In happier times, Edgerton might have appealed personally to D’Addario, but now that the lieutenant has problems of his own, that appeal would be pointless. Latonya Wallace, the subterranean clearance rate, the Northwest murders—any and all are reason enough for D’Addario to feel vulnerable. Already there has been one meeting with the colonel and Deputy Mullen on the Latonya Wallace detail, an hour-long summary in
which Jay Landsman outlined the efforts undertaken by the detectives and then fielded questions until the bosses seemed mollified. The meeting was a seamless piece of departmental politics, but D’Addario has to know that unless the solve rate rises, Landsman’s performance is no more than a temporary reprieve.

If D’Addario had stayed tight with the captain, the threat wouldn’t be so severe. Lately, however, a conflict that had been percolating for months has suddenly come to full boil. Simply put, the captain doesn’t want D’Addario as one of his shift lieutenants; to D’Addario, the decision to bypass him on the Monroe Street probe said as much. And now, with his solve rate so low, the captain has leverage with which he can press the point—unless D’Addario can, like a cat with a canary locked in its jaw, go to the colonel with a fresh victory in one of the major cases, or at least a hint that the solve rate is turning around. It matters not at all that D’Addario has done the job for eight years; the consciousness of the command staff rarely strays beyond the latest red ball and as a result, the departmental hierarchy often expresses itself in that timeless query of practical politics: What have you done for me lately?

If the rate is good, if the red balls fall, it doesn’t matter how D’Addario runs his shift.

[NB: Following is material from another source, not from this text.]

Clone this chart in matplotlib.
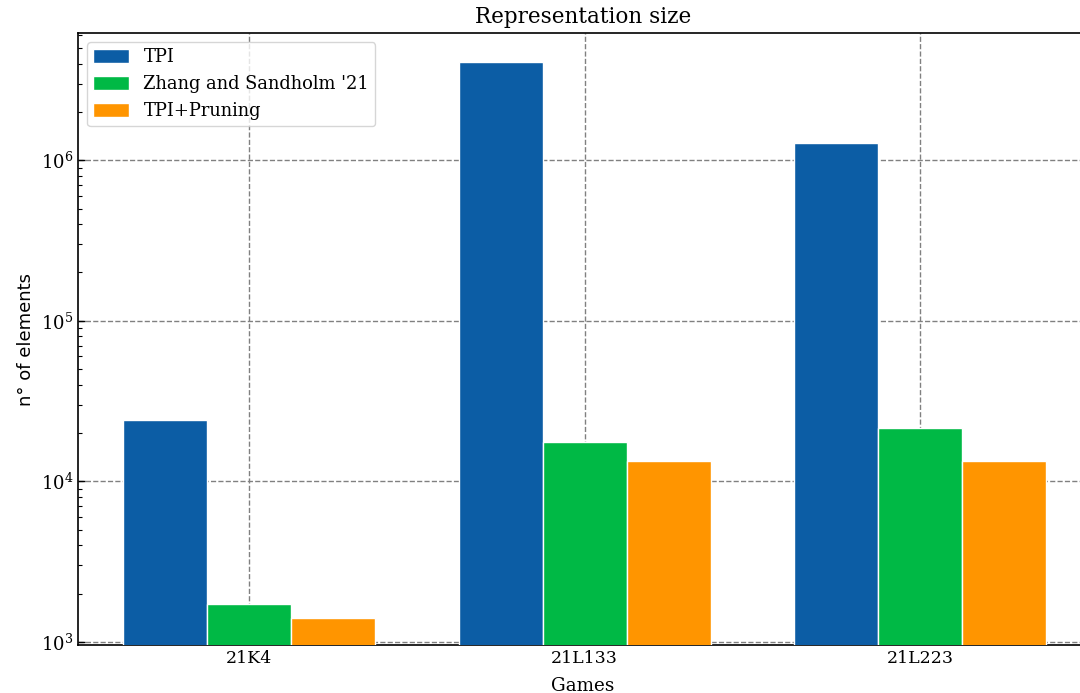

You say your detectives and sergeants are told to follow their own judgment on cases? Obviously, a fine example of a leader emphasizing confidence and responsibility. You say you leave it to the sergeants to train and discipline their men? Obviously, a man who knows the value of delegated responsibility. You say your overtime is running 90 percent over budget? That’s fine, you’ve got to break some eggs for that omelette. Court time, too? Well, that just proves that more of these murders are going to trial. But let the rate slip and the lieutenant’s image is suddenly transformed into that of a man incapable of directing and disciplining his men, a commander who leaves too much in the hands of his subordinates, a manager who can’t control his budget.

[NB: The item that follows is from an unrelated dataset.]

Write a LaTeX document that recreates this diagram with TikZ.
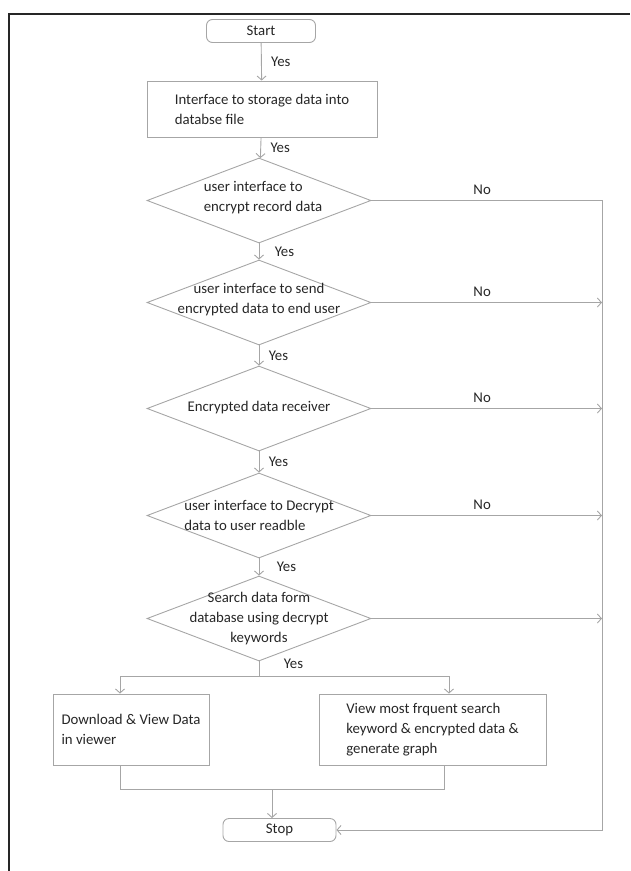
\documentclass[tikz,border=0pt]{standalone}
\usepackage{fontspec}
\setmainfont{Carlito}
\usetikzlibrary{shapes.geometric}
\usetikzlibrary{arrows.meta}

\begin{document}
\begin{tikzpicture}[x=1pt, y=-1pt,
    font=\fontsize{14.8}{20}\selectfont, text=black!85,
    T/.style={draw=black!35, line width=0.9pt, rectangle, rounded corners=6pt, minimum width=109pt, minimum height=23pt, inner sep=0pt},
    P/.style={draw=black!35, line width=0.9pt, rectangle, align=left, inner sep=0pt},
    Q/.style={draw=black!35, line width=0.9pt, diamond, minimum width=224pt, minimum height=85pt, inner sep=0pt},
    L/.style={draw=black!35, line width=0.9pt},
    A/.style={L, -{Straight Barb[length=4pt, width=9pt]}},
    yes/.style={anchor=west, xshift=6pt},
    no/.style={above, pos=0.48, yshift=2pt}]
    \useasboundingbox (0,0) rectangle (630,871);
    \draw[line width=2.6pt, black!85] (9,871) -- (9,14) -- (630,14);

    \node[T] (s0) at (261,31) {Start};
    \node[P, minimum width=230pt, minimum height=56pt] (p0) at (262,109) {Interface to storage data into\\databse file};
    \node[Q, label={[align=left, xshift=4pt, yshift=3pt]center:user interface to\\encrypt record data}] (q0) at (259,200.5) {};
    \node[Q, label={[align=center, yshift=3pt]center:user interface to send\\encrypted data to end user}] (q1) at (259,302.5) {};
    \node[Q, label={[yshift=1pt]center:Encrypted data receiver}] (q2) at (259,408.5) {};
    \node[Q, label={[align=left]center:user interface to Decrypt\\data to user readble}] (q3) at (259,515.5) {};
    \node[Q, label={[align=center]center:Search data form\\database using decrypt\\keywords}] (q4) at (259,618.5) {};
    \node[P, minimum width=156pt, minimum height=71pt] (d0) at (131,729.5) {Download \& View Data\\in viewer};
    \node[P, minimum width=227pt, minimum height=71pt] (v0) at (432.5,729.5) {View most frquent search\\keyword \& encrypted data \&\\generate graph};
    \node[T, minimum width=113pt] (s1) at (279.5,830) {Stop};

    \coordinate (rail) at (602,0);
    \coordinate (f0) at (259,676);
    \coordinate (f1) at (120,676);
    \coordinate (f2) at (449,676);
    \coordinate (m0) at (272,789);
    \coordinate (m1) at (120,789);
    \coordinate (m2) at (444,789);

    \draw[A] (s0) -- node[yes]{Yes} (p0);
    \draw[A] (p0) -- node[yes]{Yes} (q0);
    \draw[A] (q0) -- node[yes, xshift=6pt]{Yes} (q1);
    \draw[A] (q1) -- node[yes]{Yes} (q2);
    \draw[A] (q2) -- node[yes]{Yes} (q3);
    \draw[A] (q3) -- node[yes, xshift=8pt]{Yes} (q4);

    \draw[A] (q0) -- node[no]{No} (q0.east -| rail) |- (s1);
    \draw[A] (q1) -- node[no]{No} (q1.east -| rail);
    \draw[A] (q2) -- node[no]{No} (q2.east -| rail);
    \draw[A] (q3) -- node[no]{No} (q3.east -| rail);
    \draw[A] (q4) -- (q4.east -| rail);

    \draw[L] (q4) -- node[yes, pos=0.15, xshift=15pt]{Yes} (f0);
    \draw[L] (f1) -- (f2);
    \draw[A] (f1) -- (f1 |- d0.north);
    \draw[A] (f2) -- (f2 |- v0.north);
    \draw[L] (m1 |- d0.south) -- (m1) -- (m2) -- (m2 |- v0.south);
    \draw[A] (m0) -- (m0 |- s1.north);
\end{tikzpicture}
\end{document}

On the midnight shift just before the colonel’s brief oratory, five or six detectives were adrift in the admin office, floating on a sea of paperwork from the fresh spate of open murders. Eddie Brown, James, Fahlteich, Kincaid, Nolan—a fair cross section, a gathering of veterans who had all seen both good times and bad in the homicide unit. Inevitably, the talk turned to whether this year would really turn out any worse. Some argued that it always evened out, that for every stretch of stone whodunits there was a supply of dunkers waiting to take up the slack. Others pointed out that the rate would be higher if the shift had bothered to save a few
December clearances to pump up the current year’s stats. But for all of their talk, none of the detectives could remember a rate as low as 36 percent.

“And I’ll tell you something,” said Fahlteich, “I have a feeling it’s only going to get worse.”

“Oh, it’s going to get a helluva lot worse,” Nolan agreed. “We’ve been coasting around here for a long time and now it’s catching up to us.”

Suddenly no one in the room was typing or collating anymore as voices competed with one another in a recitation of longstanding grievances. They complained about the equipment, about cars without radios and about a major urban department that still doesn’t provide a polygraph examiner suitable for criminal investigations, requiring detectives to use the state police facilities. They complained about the cutbacks in overtime, about the department’s reluctance to pay for pretrial preparation so that good cases wouldn’t come unglued in the months between arrest and trial. They complained about the lack of money to pay informants and, consequently, the lack of informants. They complained about the inability of the trace and ballistics labs to keep up with the violence, about how the state’s attorney’s office no longer charged anyone with perjury when they lied to a grand jury, about how too many prosecutors allowed witnesses to back up on their grand jury testimony. They complained about the growing number of drug-related murders, about how the days of the domestic dunker and 90-plus clearance rates were long gone. They complained that the phone didn’t ring the way it used to after a murder, that fewer people were willing to drop a dime and risk becoming a witness to an act of violence.

As a bitch-and-moan session, it was entirely satisfying. After a good forty minutes, the group was still thumping on dead horseflesh: “Look at Washington,” said Brown. “That ain’t but thirty miles away from us.”

For a police detective, a detail with the District of Columbia’s homicide unit had suddenly become synonymous with being assigned to hell itself. Washington was well on the way to becoming the U.S. murder capital in 1988; only two years earlier, the capital and Baltimore had posted similar rates and fought for whatever distinction comes with being the nation’s tenth deadliest city. Now, in the wake of a cocaine epidemic and a series of Jamaican drug wars in the capital’s Northeast and Southeast quadrants, the District’s police department was contending with an incidence of homicide double that of Baltimore. As a result, Washington’s homicide squad—once one of the best-trained investigative units in the nation—was now posting a clearance rate in the low 40s. Awash in a del
uge of violence, there was no time for follow-up investigation, no time for pretrial preparation, no time for anything but picking up bodies. From what the Baltimore detectives gathered in passing encounters, morale in the D.C. unit was nonexistent.